## EXERCISE
State the number of lines that contain "React", with no other text.

Rows from a dataset of charts and code:

'''

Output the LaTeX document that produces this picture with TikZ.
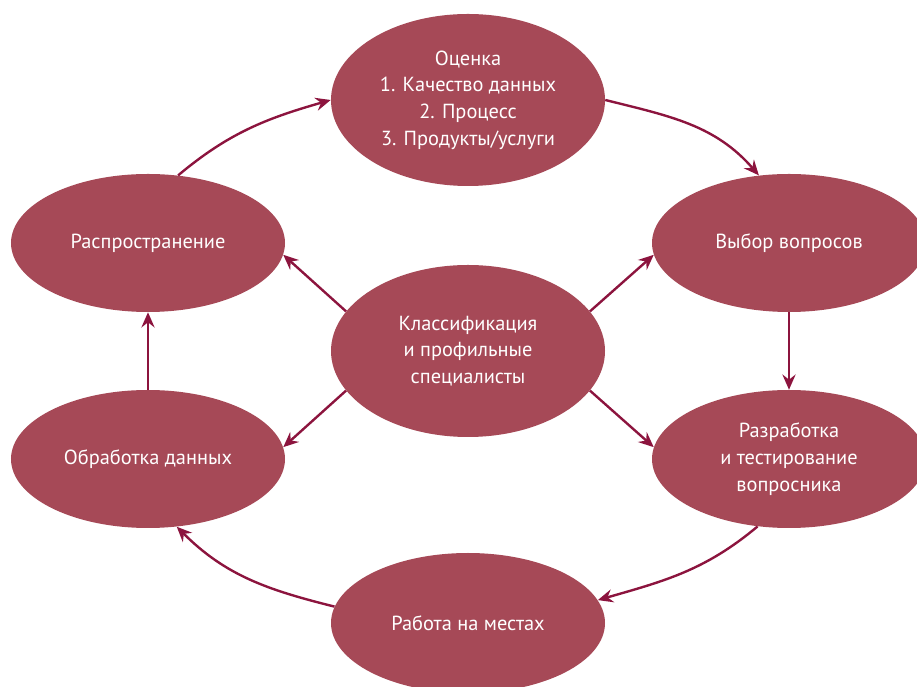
\documentclass[tikz,border=0pt]{standalone}
\usepackage{fontspec}
\setmainfont{PT Sans}
\usepackage{xcolor}
\usepackage{tikz}
\usetikzlibrary{shapes.geometric, arrows.meta}
\definecolor{cyclefill}{RGB}{166,73,87}
\definecolor{cyclearrow}{RGB}{140,20,62}
\tikzstyle{stage} = [ellipse, fill=cyclefill, text=white, inner sep=0pt, minimum width=6.85cm, minimum height=3.45cm, align=center, font=\fontsize{14.5}{19}\selectfont]
\tikzstyle{bigstage} = [stage, minimum height=4.3cm]
\tikzstyle{arrow} = [line width=1.7pt,-{Stealth[length=3.8mm,width=3.3mm,inset=1.3mm]},cyclearrow]

\begin{document}
\begin{tikzpicture}
							% Frame of the picture:
							\useasboundingbox (0,0) rectangle (22.925,17.15);
							
							% Stages:
							% Placed at coordinates, the right ones run over the edge
							\node [bigstage] (ocenka) at (11.7,14.65) {Оценка\\1. Качество данных\\2. Процесс\\3. Продукты/услуги};
							\node [stage] (vybor) at (19.725,11.075) {Выбор вопросов};
							\node [stage] (razrab) at (19.725,5.675) {Разработка\\и тестирование\\вопросника};
							\node [stage, minimum height=3.5cm] (rabota) at (11.7,1.575) {Работа на местах};
							\node [stage] (obrab) at (3.7,5.675) {Обработка данных};
							\node [stage] (rasp) at (3.7,11.075) {Распространение};
							\node [bigstage] (klass) at (11.7,8.375) {Классификация\\и профильные\\специалисты};
							
							% The cycle:
							\draw [arrow] (rasp.66) to[out=40,in=196] (ocenka.west);
							\draw [arrow] (ocenka.east) to[out=-14,in=131] (vybor.114);
							\draw [arrow] (vybor.south) -- (razrab.north);
							\draw [arrow] (razrab.245) to[out=220,in=16] (rabota.10);
							\draw [arrow] (rabota.173) to[out=166,in=315] (obrab.293);
							\draw [arrow] (obrab.north) -- (rasp.south);
							
							% From the centre:
							\foreach \from/\to/\b in {162/rasp/-5,18/vybor/185,198/obrab/5,-18/razrab/175}{%
								\draw [arrow] (klass.\from) -- (\to.\b);
							}
							\end{tikzpicture}
\end{document}
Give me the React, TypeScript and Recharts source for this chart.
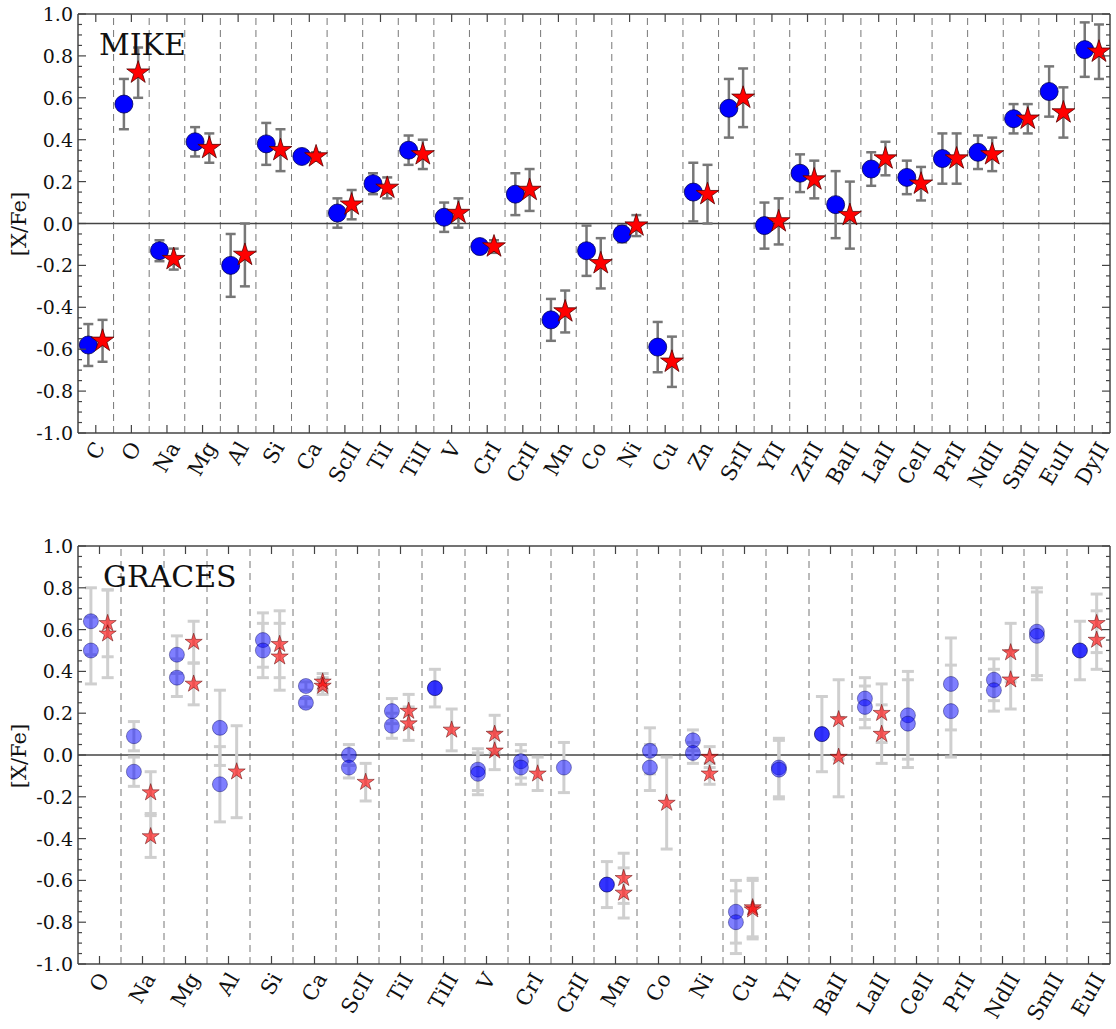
import React from 'react'
import { ScatterChart, Scatter, XAxis, YAxis, ErrorBar, ReferenceLine } from 'recharts'

// MIKE panel: one circle and one star per element
const mikeElements = ['C', 'O', 'Na', 'Mg', 'Al', 'Si', 'Ca', 'ScII', 'TiI', 'TiII', 'V', 'CrI', 'CrII', 'Mn', 'Co', 'Ni', 'Cu', 'Zn', 'SrII', 'YII', 'ZrII', 'BaII', 'LaII', 'CeII', 'PrII', 'NdII', 'SmII', 'EuII', 'DyII']
const mikeCircle = [-0.58, 0.57, -0.13, 0.39, -0.2, 0.38, 0.32, 0.05, 0.19, 0.35, 0.03, -0.11, 0.14, -0.46, -0.13, -0.05, -0.59, 0.15, 0.55, -0.01, 0.24, 0.09, 0.26, 0.22, 0.31, 0.34, 0.5, 0.63, 0.83]
const mikeCircleErr = [0.1, 0.12, 0.05, 0.07, 0.15, 0.1, 0.02, 0.07, 0.05, 0.07, 0.07, 0.02, 0.1, 0.1, 0.12, 0.04, 0.12, 0.14, 0.14, 0.11, 0.09, 0.16, 0.08, 0.08, 0.12, 0.08, 0.07, 0.12, 0.13]
const mikeStar = [-0.56, 0.72, -0.17, 0.36, -0.15, 0.35, 0.32, 0.09, 0.17, 0.33, 0.05, -0.11, 0.16, -0.42, -0.19, -0.01, -0.66, 0.14, 0.6, 0.01, 0.21, 0.04, 0.31, 0.19, 0.31, 0.33, 0.5, 0.53, 0.82]
const mikeStarErr = [0.1, 0.12, 0.05, 0.07, 0.15, 0.1, 0.02, 0.07, 0.05, 0.07, 0.07, 0.03, 0.1, 0.1, 0.12, 0.05, 0.12, 0.14, 0.14, 0.11, 0.09, 0.16, 0.08, 0.08, 0.12, 0.08, 0.07, 0.12, 0.13]

// GRACES panel: up to two measurements per element
const gracesElements = ['O', 'Na', 'Mg', 'Al', 'Si', 'Ca', 'ScII', 'TiI', 'TiII', 'V', 'CrI', 'CrII', 'Mn', 'Co', 'Ni', 'Cu', 'YII', 'BaII', 'LaII', 'CeII', 'PrII', 'NdII', 'SmII', 'EuII']
const gracesCircle = [[0.64, 0.5], [0.09, -0.08], [0.48, 0.37], [0.13, -0.14], [0.55, 0.5], [0.33, 0.25], [0.0, -0.06], [0.21, 0.14], [0.32], [-0.07, -0.09], [-0.03, -0.06], [-0.06], [-0.62], [0.02, -0.06], [0.07, 0.01], [-0.75, -0.8], [-0.06, -0.07], [0.1], [0.27, 0.23], [0.19, 0.15], [0.34, 0.21], [0.36, 0.31], [0.59, 0.57], [0.5]]
const gracesCircleErr = [[0.16, 0.16], [0.07, 0.07], [0.09, 0.09], [0.18, 0.18], [0.13, 0.13], [0.02, 0.02], [0.05, 0.05], [0.06, 0.06], [0.09], [0.1, 0.1], [0.08, 0.08], [0.12], [0.11], [0.11, 0.11], [0.05, 0.05], [0.15, 0.15], [0.14, 0.14], [0.18], [0.1, 0.1], [0.21, 0.21], [0.22, 0.22], [0.1, 0.1], [0.21, 0.21], [0.14]]
const gracesStar = [[0.63, 0.58], [-0.18, -0.39], [0.54, 0.34], [-0.08], [0.53, 0.47], [0.35, 0.33], [-0.13], [0.21, 0.15], [0.12], [0.1, 0.02], [-0.09], [], [-0.59, -0.66], [-0.23], [-0.01, -0.09], [-0.73, -0.74], [], [0.17, -0.01], [0.2, 0.1], [], [], [0.49, 0.36], [], [0.63, 0.55]]
const gracesStarErr = [[0.16, 0.21], [0.1, 0.1], [0.1, 0.1], [0.22], [0.16, 0.16], [0.04, 0.04], [0.09], [0.08, 0.08], [0.1], [0.09, 0.09], [0.08], [], [0.12, 0.12], [0.22], [0.05, 0.05], [0.14, 0.14], [], [0.19, 0.19], [0.14, 0.14], [], [], [0.14, 0.14], [], [0.14, 0.14]]
const gracesSolid = ['TiII', 'Mn', 'BaII', 'EuII']

const yTicks = [-1.0, -0.95, -0.9, -0.85, -0.8, -0.75, -0.7, -0.65, -0.6, -0.55, -0.5, -0.45, -0.4, -0.35, -0.3, -0.25, -0.2, -0.15, -0.1, -0.05, 0, 0.05, 0.1, 0.15, 0.2, 0.25, 0.3, 0.35, 0.4, 0.45, 0.5, 0.55, 0.6, 0.65, 0.7, 0.75, 0.8, 0.85, 0.9, 0.95, 1.0]

const W = 1116
const PLOT_LEFT = 78
const PLOT_RIGHT = 1110
const FONT = '"DejaVu Serif", serif'
const AXIS = '#444'
const XLABEL_SIZE = 21

const ctx = typeof document !== 'undefined' ? document.createElement('canvas').getContext('2d') : null
function measure(s: string, size: number) {
  if (!ctx) return s.length * size * 0.6
  ctx.font = `${size}px "DejaVu Serif"`
  return ctx.measureText(s).width
}

const isMajor = (v: number) => Math.abs(v * 5 - Math.round(v * 5)) < 1e-6

type Pt = { x: number; y: number; err: number; op: number }

function starPoints(cx: number, cy: number, R: number) {
  const pts: string[] = []
  for (let k = 0; k < 10; k++) {
    const a = (-90 + k * 36) * Math.PI / 180
    const r = k % 2 === 0 ? R : R * 0.382
    pts.push(`${cx + r * Math.cos(a)},${cy + r * Math.sin(a)}`)
  }
  return pts.join(' ')
}

interface PanelProps {
  names: string[]
  circles: Pt[]
  stars: Pt[]
  height: number
  plotTop: number
  plotBottom: number
  circleR: number
  starR: number
  errColor: string
  errWidth: number
  cap: number
}

function Panel({ names, circles, stars, height, plotTop, plotBottom, circleR, starR, errColor, errWidth, cap }: PanelProps) {
  const n = names.length
  const centers = names.map((_, i) => i + 0.5)
  const bounds = names.slice(1).map((_, i) => i + 1)

  const leftTick = (p: any) => {
    const v = p.payload.value
    const major = isMajor(v)
    return (
      <g>
        <line x1={PLOT_LEFT} x2={PLOT_LEFT + (major ? 8 : 4)} y1={p.y} y2={p.y} stroke={AXIS} strokeWidth={1.2} />
        {major && (
          <text x={PLOT_LEFT - 5} y={p.y} textAnchor="end" dominantBaseline="central" fontFamily={FONT} fontSize={19} fill="#111">
            {v.toFixed(1)}
          </text>
        )}
      </g>
    )
  }
  const rightTick = (p: any) => {
    const major = isMajor(p.payload.value)
    return <line x1={PLOT_RIGHT} x2={PLOT_RIGHT - (major ? 8 : 4)} y1={p.y} y2={p.y} stroke={AXIS} strokeWidth={1.2} />
  }
  const bottomTick = (p: any) => {
    const idx = Math.round(p.payload.value - 0.5)
    const name = names[idx] ?? ''
    const w = measure(name, XLABEL_SIZE)
    const bh = w * 0.866 + XLABEL_SIZE * 0.72 * 0.5
    const cy = plotBottom + 7 + bh / 2
    return (
      <g>
        <line x1={p.x} x2={p.x} y1={plotBottom} y2={plotBottom - 8} stroke={AXIS} strokeWidth={1.2} />
        <text x={p.x} y={cy} textAnchor="middle" dominantBaseline="central" fontFamily={FONT} fontSize={XLABEL_SIZE} fill="#111"
          transform={`rotate(-60 ${p.x} ${cy})`}>
          {name}
        </text>
      </g>
    )
  }
  const topTick = (p: any) => (
    <line x1={p.x} x2={p.x} y1={plotTop} y2={plotTop + 8} stroke={AXIS} strokeWidth={1.2} />
  )

  const circleShape = (p: any) => (
    <circle cx={p.cx} cy={p.cy} r={circleR} fill="#0000ff" fillOpacity={p.payload.op}
      stroke="#000055" strokeOpacity={p.payload.op} strokeWidth={0.8} />
  )
  const starShape = (p: any) => (
    <polygon points={starPoints(p.cx, p.cy, starR)} fill="#ff0000" fillOpacity={p.payload.op}
      stroke="#550000" strokeOpacity={p.payload.op} strokeWidth={0.8} strokeLinejoin="miter" />
  )

  const axisLine = { stroke: AXIS, strokeWidth: 1.5 }

  return (
    <ScatterChart width={W} height={height} margin={{ top: plotTop - 1, right: W - PLOT_RIGHT - 1, bottom: 0, left: 0 }}>
      <XAxis xAxisId="b" type="number" dataKey="x" domain={[0, n]} ticks={centers} interval={0} allowDataOverflow
        height={height - plotBottom} tickLine={false} axisLine={axisLine} tick={bottomTick} />
      <XAxis xAxisId="t" orientation="top" type="number" dataKey="x" domain={[0, n]} ticks={centers} interval={0} allowDataOverflow
        height={1} tickLine={false} axisLine={axisLine} tick={topTick} />
      <YAxis yAxisId="l" type="number" dataKey="y" domain={[-1, 1]} ticks={yTicks} interval={0} allowDataOverflow
        width={PLOT_LEFT} tickLine={false} axisLine={axisLine} tick={leftTick} />
      <YAxis yAxisId="r" orientation="right" type="number" dataKey="y" domain={[-1, 1]} ticks={yTicks} interval={0} allowDataOverflow
        width={1} tickLine={false} axisLine={axisLine} tick={rightTick} />
      {bounds.map(b => (
        <ReferenceLine key={b} xAxisId="b" yAxisId="l" x={b} stroke="#777" strokeWidth={1} strokeDasharray="7 5" />
      ))}
      <ReferenceLine xAxisId="b" yAxisId="l" y={0} stroke={AXIS} strokeWidth={1.5} />
      <Scatter xAxisId="b" yAxisId="l" data={circles} shape={circleShape} isAnimationActive={false}>
        <ErrorBar dataKey="err" direction="y" width={cap} stroke={errColor} strokeWidth={errWidth} isAnimationActive={false} />
      </Scatter>
      <Scatter xAxisId="b" yAxisId="l" data={stars} shape={starShape} isAnimationActive={false}>
        <ErrorBar dataKey="err" direction="y" width={cap} stroke={errColor} strokeWidth={errWidth} isAnimationActive={false} />
      </Scatter>
    </ScatterChart>
  )
}

const mikeCircles: Pt[] = mikeCircle.map((y, i) => ({ x: i + 0.29, y, err: mikeCircleErr[i], op: 1 }))
const mikeStars: Pt[] = mikeStar.map((y, i) => ({ x: i + 0.69, y, err: mikeStarErr[i], op: 1 }))

const gracesCircles: Pt[] = gracesCircle.flatMap((vals, i) =>
  vals.map((y, j) => ({ x: i + 0.3, y, err: gracesCircleErr[i][j], op: gracesSolid.includes(gracesElements[i]) ? 0.8 : 0.5 })))
const gracesStars: Pt[] = gracesStar.flatMap((vals, i) =>
  vals.map((y, j) => ({ x: i + 0.69, y, err: gracesStarErr[i][j], op: 0.62 })))

export default function App() {
  return (
    <div style={{ position: 'absolute', left: 0, top: 0, width: W, height: 1029, background: '#fff' }}>
      <div style={{ position: 'absolute', left: 0, top: 0 }}>
        <Panel names={mikeElements} circles={mikeCircles} stars={mikeStars} height={520} plotTop={14} plotBottom={433}
          circleR={9} starR={12} errColor="#777" errWidth={2.5} cap={5} />
      </div>
      <div style={{ position: 'absolute', left: 0, top: 530 }}>
        <Panel names={gracesElements} circles={gracesCircles} stars={gracesStars} height={499} plotTop={16} plotBottom={434}
          circleR={7.5} starR={9} errColor="#cfcfcf" errWidth={3} cap={6} />
      </div>
      <svg width={W} height={1029} style={{ position: 'absolute', left: 0, top: 0, pointerEvents: 'none' }}>
        <text x={99} y={55} fontFamily={FONT} fontSize={30} fill="#111">MIKE</text>
        <text x={103} y={587} fontFamily={FONT} fontSize={30} fill="#111">GRACES</text>
        <text x={19} y={224} fontFamily={FONT} fontSize={21} fill="#111" textAnchor="middle" dominantBaseline="central"
          transform="rotate(-90 19 224)">[X/Fe]</text>
        <text x={19} y={756} fontFamily={FONT} fontSize={21} fill="#111" textAnchor="middle" dominantBaseline="central"
          transform="rotate(-90 19 756)">[X/Fe]</text>
      </svg>
    </div>
  )
}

'''

## FINISHED ANSWER
2